I recently got into a rather heated debate with someone about talent and skill within the various genres of art. I'm not even sure how we went from a rather pleasant conversation about art in general to an ugly little verbal boxing match about how much skill is required to execute a particular piece of work, but spar we did.
I am of the belief that it required less technical skill for, say, Hoffman to create a modernist piece than for Monet to have painted a classical portrait. To paint an abstract work is not the same thing as painting a realistic human portrait or landscape and does, I believe, require far less skill. This is not to say that one can paint that abstract work without artistic talent. One can always find at least a handful of people standing before an abstract work in a gallery or museum loudly announcing that their five year old could do that same thing and no one is paying their child millions of dollars for their identical scribbly, splotchy mess. Those artistically ignorant people aside, I stand firm in my belief that it requires more skill to paint something from life as opposed to something comprised entirely of abstract shapes and blocks of color. And while it isn't necessarily true that anyone could paint an abstract work of art, be they artistically inclined or not, but if given a set of paints and a brush and told to make either an abstract piece or a classical portrait, most people would be far more successful at executing the abstract piece than they would the Mona Lisa.
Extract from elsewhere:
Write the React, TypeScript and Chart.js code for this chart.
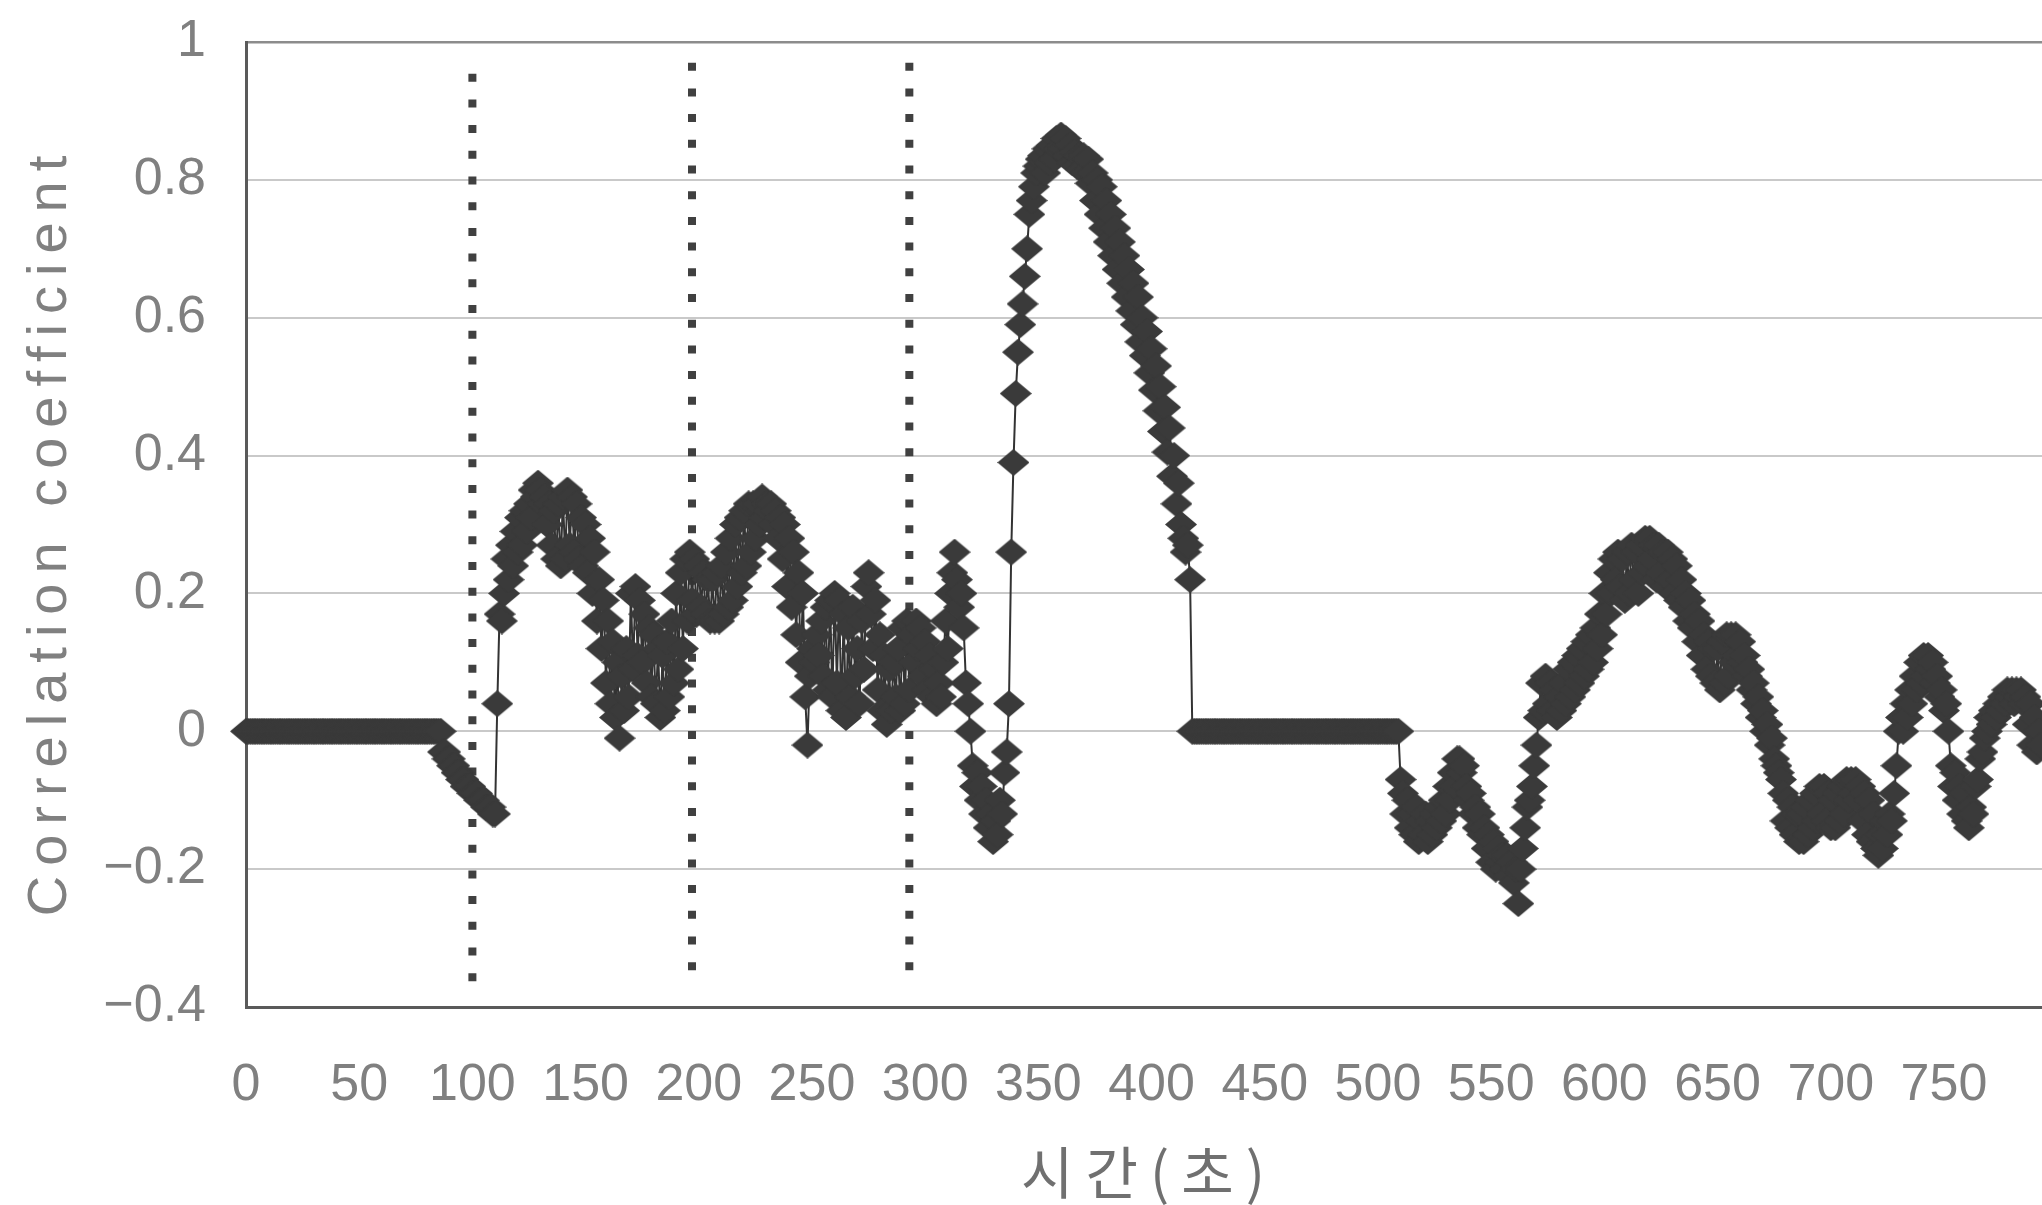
import React, { useEffect, useRef } from 'react';
import { Chart, registerables } from 'chart.js';

Chart.register(...registerables);

const CANVAS_W = 2042;
const CANVAS_H = 1205;

const xTitle = '시간(초)';
const yTitle = 'Correlation coefficient';

const xMin = 0;
const xMax = 793.3;
const xTickStep = 50;
const yMin = -0.4;
const yMax = 1;
const yTickStep = 0.2;

// hand-drawn dotted marker lines (time, top value, bottom value)
const markerTimes = [100, 197, 293];
const markerTop = [0.954, 0.97, 0.97];
const markerBottom = [-0.383, -0.364, -0.364];

// correlation coefficient, one value per second
const seg000 = [
  0, 0, 0, 0, 0, 0, 0, 0, 0, 0,
  0, 0, 0, 0, 0, 0, 0, 0, 0, 0,
  0, 0, 0, 0, 0, 0, 0, 0, 0, 0,
  0, 0, 0, 0, 0, 0, 0, 0, 0, 0,
  0, 0, 0, 0, 0, 0, 0, 0, 0, 0,
  0, 0, 0, 0, 0, 0, 0, 0, 0, 0,
  0, 0, 0, 0, 0, 0, 0, 0, 0, 0,
  0, 0, 0, 0, 0, 0, 0, 0, 0, 0,
  0, 0, 0, 0, 0, 0, 0, -0.03, -0.03, -0.04,
  -0.04, -0.05, -0.05, -0.06, -0.06, -0.07, -0.07, -0.08, -0.08, -0.08,
];
const seg100 = [
  -0.09, -0.09, -0.09, -0.10, -0.10, -0.10, -0.11, -0.11, -0.11, -0.12,
  -0.12, 0.04, 0.17, 0.16, 0.2, 0.25, 0.22, 0.27, 0.24, 0.29,
  0.26, 0.31, 0.27, 0.32, 0.29, 0.33, 0.31, 0.35, 0.34, 0.36,
  0.35, 0.33, 0.34, 0.3, 0.33, 0.27, 0.32, 0.25, 0.33, 0.24,
  0.34, 0.25, 0.35, 0.27, 0.34, 0.26, 0.33, 0.25, 0.31, 0.24,
  0.3, 0.23, 0.28, 0.2, 0.26, 0.16, 0.22, 0.12, 0.19, 0.07,
  0.16, 0.04, 0.13, 0.02, 0.1, -0.01, 0.08, 0.03, 0.12, 0.05,
  0.2, 0.09, 0.21, 0.11, 0.19, 0.1, 0.17, 0.07, 0.15, 0.05,
  0.14, 0.04, 0.12, 0.02, 0.11, 0.03, 0.13, 0.05, 0.16, 0.07,
  0.2, 0.09, 0.23, 0.12, 0.25, 0.16, 0.26, 0.19, 0.25, 0.17,
];
const seg200 = [
  0.24, 0.18, 0.23, 0.17, 0.22, 0.16, 0.22, 0.16, 0.23, 0.16,
  0.24, 0.17, 0.26, 0.18, 0.28, 0.19, 0.3, 0.21, 0.31, 0.23,
  0.32, 0.24, 0.33, 0.26, 0.33, 0.28, 0.33, 0.3, 0.34, 0.31,
  0.33, 0.32, 0.33, 0.3, 0.32, 0.28, 0.31, 0.25, 0.3, 0.21,
  0.28, 0.18, 0.26, 0.14, 0.23, 0.1, 0.2, 0.05, -0.02, 0.08,
  0.12, 0.1, 0.14, 0.11, 0.16, 0.08, 0.18, 0.06, 0.19, 0.05,
  0.2, 0.07, 0.19, 0.03, 0.17, 0.02, 0.15, 0.05, 0.18, 0.08,
  0.12, 0.04, 0.16, 0.09, 0.21, 0.23, 0.17, 0.12, 0.19, 0.06,
  0.14, 0.03, 0.11, 0.01, 0.09, 0.03, 0.1, 0.05, 0.12, 0.03,
  0.15, 0.04, 0.16, 0.06, 0.14, 0.1, 0.16, 0.12, 0.15, 0.08,
];
const seg300 = [
  0.13, 0.06, 0.11, 0.05, 0.09, 0.04, 0.07, 0.05, 0.1, 0.16,
  0.12, 0.2, 0.23, 0.26, 0.22, 0.18, 0.2, 0.15, 0.07, 0.04,
  0, -0.05, -0.08, -0.06, -0.1, -0.08, -0.12, -0.1, -0.14, -0.12,
  -0.16, -0.13, -0.15, -0.1, -0.12, -0.06, -0.03, 0.04, 0.26, 0.39,
  0.49, 0.55, 0.59, 0.62, 0.66, 0.7, 0.75, 0.77, 0.79, 0.81,
  0.82, 0.83, 0.835, 0.81, 0.845, 0.825, 0.85, 0.83, 0.86, 0.845,
  0.865, 0.845, 0.86, 0.835, 0.85, 0.825, 0.84, 0.82, 0.835, 0.815,
  0.835, 0.81, 0.83, 0.795, 0.81, 0.77, 0.8, 0.75, 0.79, 0.73,
  0.77, 0.71, 0.75, 0.69, 0.73, 0.67, 0.71, 0.65, 0.69, 0.63,
  0.67, 0.61, 0.65, 0.59, 0.63, 0.565, 0.6, 0.545, 0.58, 0.52,
];
const seg400 = [
  0.555, 0.495, 0.53, 0.465, 0.5, 0.435, 0.47, 0.405, 0.44, 0.37,
  0.4, 0.33, 0.36, 0.3, 0.28, 0.26, 0.27, 0.22, 0, 0,
  0, 0, 0, 0, 0, 0, 0, 0, 0, 0,
  0, 0, 0, 0, 0, 0, 0, 0, 0, 0,
  0, 0, 0, 0, 0, 0, 0, 0, 0, 0,
  0, 0, 0, 0, 0, 0, 0, 0, 0, 0,
  0, 0, 0, 0, 0, 0, 0, 0, 0, 0,
  0, 0, 0, 0, 0, 0, 0, 0, 0, 0,
  0, 0, 0, 0, 0, 0, 0, 0, 0, 0,
  0, 0, 0, 0, 0, 0, 0, 0, 0, 0,
];
const seg500 = [
  0, 0, 0, 0, 0, 0, 0, 0, 0, 0,
  -0.07, -0.09, -0.12, -0.1, -0.14, -0.12, -0.15, -0.11, -0.16, -0.13,
  -0.15, -0.12, -0.16, -0.13, -0.15, -0.12, -0.14, -0.11, -0.13, -0.1,
  -0.12, -0.08, -0.1, -0.06, -0.08, -0.04, -0.04, -0.06, -0.05, -0.08,
  -0.1, -0.09, -0.12, -0.11, -0.14, -0.12, -0.15, -0.14, -0.17, -0.15,
  -0.19, -0.16, -0.2, -0.17, -0.19, -0.18, -0.2, -0.18, -0.21, -0.19,
  -0.22, -0.2, -0.25, -0.2, -0.17, -0.14, -0.11, -0.1, -0.08, -0.05,
  -0.02, 0.02, 0.07, 0.03, 0.08, 0.04, 0.07, 0.03, 0.06, 0.02,
  0.05, 0.03, 0.07, 0.04, 0.09, 0.05, 0.1, 0.06, 0.11, 0.07,
  0.12, 0.08, 0.13, 0.09, 0.14, 0.1, 0.15, 0.12, 0.17, 0.14,
];
const seg600 = [
  0.2, 0.17, 0.23, 0.2, 0.25, 0.22, 0.26, 0.21, 0.25, 0.19,
  0.26, 0.2, 0.27, 0.22, 0.26, 0.2, 0.27, 0.23, 0.28, 0.24,
  0.28, 0.25, 0.27, 0.22, 0.27, 0.23, 0.26, 0.21, 0.26, 0.22,
  0.25, 0.2, 0.24, 0.19, 0.22, 0.18, 0.2, 0.16, 0.19, 0.15,
  0.17, 0.13, 0.16, 0.11, 0.14, 0.09, 0.13, 0.08, 0.12, 0.07,
  0.12, 0.06, 0.13, 0.07, 0.14, 0.08, 0.14, 0.1, 0.14, 0.11,
  0.13, 0.1, 0.11, 0.08, 0.09, 0.06, 0.07, 0.04, 0.05, 0.02,
  0.03, 0, 0.01, -0.02, -0.01, -0.04, -0.05, -0.06, -0.07, -0.09,
  -0.13, -0.1, -0.14, -0.11, -0.15, -0.12, -0.16, -0.12, -0.16, -0.11,
  -0.15, -0.1, -0.14, -0.09, -0.13, -0.08, -0.12, -0.08, -0.13, -0.09,
];
const seg700 = [
  -0.14, -0.1, -0.14, -0.09, -0.13, -0.08, -0.12, -0.07, -0.1, -0.07,
  -0.09, -0.07, -0.1, -0.08, -0.13, -0.09, -0.15, -0.1, -0.16, -0.12,
  -0.17, -0.18, -0.15, -0.17, -0.13, -0.15, -0.12, -0.13, -0.09, -0.05,
  0, 0.02, 0, 0.04, 0.02, 0.06, 0.04, 0.08, 0.06, 0.1,
  0.07, 0.11, 0.08, 0.11, 0.09, 0.1, 0.07, 0.08, 0.05, 0.06,
  0.03, 0.04, 0, -0.05, -0.08, -0.06, -0.1, -0.08, -0.12, -0.09,
  -0.13, -0.14, -0.11, -0.12, -0.08, -0.07, -0.04, -0.03, -0.01, 0,
  0.02, 0.01, 0.03, 0.02, 0.04, 0.03, 0.05, 0.04, 0.06, 0.05,
  0.06, 0.04, 0.06, 0.05, 0.06, 0.04, 0.05, 0.01, 0.04, -0.02,
  0.02, -0.03, 0, -0.02,
];

const segmentStarts = [0, 100, 200, 300, 400, 500, 600, 700];
const segmentValues = [seg000, seg100, seg200, seg300, seg400, seg500, seg600, seg700];

const TICK_FONT = "'Liberation Sans Narrow', 'Liberation Sans', Arial, sans-serif";
const TEXT_GRAY = '#808080';
const MARK_COLOR = '#3a3a3a';

function formatY(v: number): string {
  const r = Math.round(v * 10) / 10;
  if (r === 0) return '0';
  if (r < 0) return '\u2212' + String(Math.abs(r));
  return String(r);
}

const axisTitlePlugin = {
  id: 'axisTitlePlugin',
  afterDraw(chart: any) {
    const ctx = chart.ctx as CanvasRenderingContext2D;
    // y title
    ctx.save();
    ctx.fillStyle = TEXT_GRAY;
    ctx.textAlign = 'center';
    ctx.textBaseline = 'middle';
    ctx.font = `56px ${TICK_FONT}`;
    (ctx as any).letterSpacing = '10px';
    ctx.translate(51, 531);
    ctx.rotate(-Math.PI / 2);
    ctx.fillText(yTitle, 0, 0);
    ctx.restore();
    // x title
    ctx.save();
    ctx.fillStyle = '#707070';
    ctx.textAlign = 'center';
    ctx.textBaseline = 'middle';
    ctx.font = "57px 'Noto Sans CJK KR', 'Noto Sans', sans-serif";
    (ctx as any).letterSpacing = '12px';
    ctx.fillText(xTitle, 1149, 1172);
    ctx.restore();
  },
};

export default function App() {
  const canvasRef = useRef<HTMLCanvasElement | null>(null);

  useEffect(() => {
    const canvas = canvasRef.current;
    if (!canvas) return;

    // diamond marker (wider than tall, as in the picture)
    const diamond = document.createElement('canvas');
    diamond.width = 32;
    diamond.height = 27;
    const dctx = diamond.getContext('2d');
    if (dctx) {
      dctx.fillStyle = MARK_COLOR;
      dctx.beginPath();
      dctx.moveTo(16, 0);
      dctx.lineTo(32, 13.5);
      dctx.lineTo(16, 27);
      dctx.lineTo(0, 13.5);
      dctx.closePath();
      dctx.fill();
    }

    const points: { x: number; y: number }[] = [];
    segmentValues.forEach((vals, s) => {
      vals.forEach((v, i) => points.push({ x: segmentStarts[s] + i, y: v }));
    });

    const markerSets = markerTimes.map((t, i) => ({
      label: 'marker' + i,
      data: [
        { x: t, y: markerTop[i] },
        { x: t, y: markerBottom[i] },
      ],
      borderColor: '#404040',
      borderWidth: 8,
      borderDash: [8, 17.7],
      borderCapStyle: 'butt' as const,
      pointRadius: 0,
      fill: false,
      order: 5,
      clip: false as any,
    }));

    const chart = new Chart(canvas, {
      type: 'line',
      data: {
        datasets: [
          {
            label: 'Correlation coefficient',
            data: points,
            borderColor: '#333333',
            borderWidth: 2,
            pointStyle: diamond as any,
            pointRadius: 12,
            pointBackgroundColor: MARK_COLOR,
            pointBorderColor: MARK_COLOR,
            tension: 0,
            fill: false,
            order: 1,
            clip: false as any,
          },
          ...markerSets,
        ],
      },
      options: {
        animation: false,
        responsive: false,
        devicePixelRatio: 1,
        events: [],
        layout: { autoPadding: false, padding: { top: 42, right: 0, bottom: 0, left: 0 } },
        plugins: {
          legend: { display: false },
          tooltip: { enabled: false },
        },
        scales: {
          x: {
            type: 'linear',
            min: xMin,
            max: xMax,
            afterFit: (s: any) => {
              s.height = CANVAS_H - 1007;
              s.paddingLeft = 0;
              s.paddingRight = 0;
            },
            border: { display: true, color: '#5a5a5a', width: 3 },
            grid: { display: false, drawTicks: false },
            ticks: {
              stepSize: xTickStep,
              includeBounds: false,
              autoSkip: false,
              maxRotation: 0,
              padding: 47,
              color: TEXT_GRAY,
              font: { family: TICK_FONT, size: 52 },
              callback: (v: any) => String(v),
            },
          },
          y: {
            type: 'linear',
            min: yMin,
            max: yMax,
            afterFit: (s: any) => {
              s.width = 246;
              s.paddingTop = 0;
              s.paddingBottom = 0;
            },
            border: { display: true, color: '#5a5a5a', width: 3 },
            grid: {
              drawTicks: false,
              color: (c: any) => (c.tick && Math.abs(c.tick.value - 1) < 1e-6 ? '#8c8c8c' : '#c9c9c9'),
              lineWidth: (c: any) => (c.tick && Math.abs(c.tick.value - 1) < 1e-6 ? 2.5 : 2),
            },
            ticks: {
              stepSize: yTickStep,
              padding: 40,
              color: TEXT_GRAY,
              font: { family: TICK_FONT, size: 52 },
              callback: (v: any) => formatY(Number(v)),
            },
          },
        },
      },
      plugins: [axisTitlePlugin],
    });

    return () => {
      chart.destroy();
    };
  }, []);

  return (
    <div style={{ position: 'absolute', left: 0, top: 0, width: CANVAS_W, height: CANVAS_H, background: '#ffffff' }}>
      <canvas ref={canvasRef} width={CANVAS_W} height={CANVAS_H} style={{ display: 'block' }} />
    </div>
  );
}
The person with whom I was having this discussion, when he shouted that Picasso's Guernica is considered the greatest work of modern art ever created, was clearly and entirely missing my point. Working on a piece that requires less technical skill in no way means that an artist has no talent, nor does working on a technically simpler piece mean that one is a lesser artist. I would be insane to even think that Picasso was a talentless hack based on his cubist and modernist works. Picasso was a genius and his early classical drawings and paintings reflect a level of technical skill that his later works don't, in my humble opinion, always reflect. But I also will never be swayed in my personal belief that, regardless of how difficult it may be to create an abstract work of art, to execute one will never require the level of technical skill that a classical work requires. Yell at me if you will, on this I firmly stand my ground.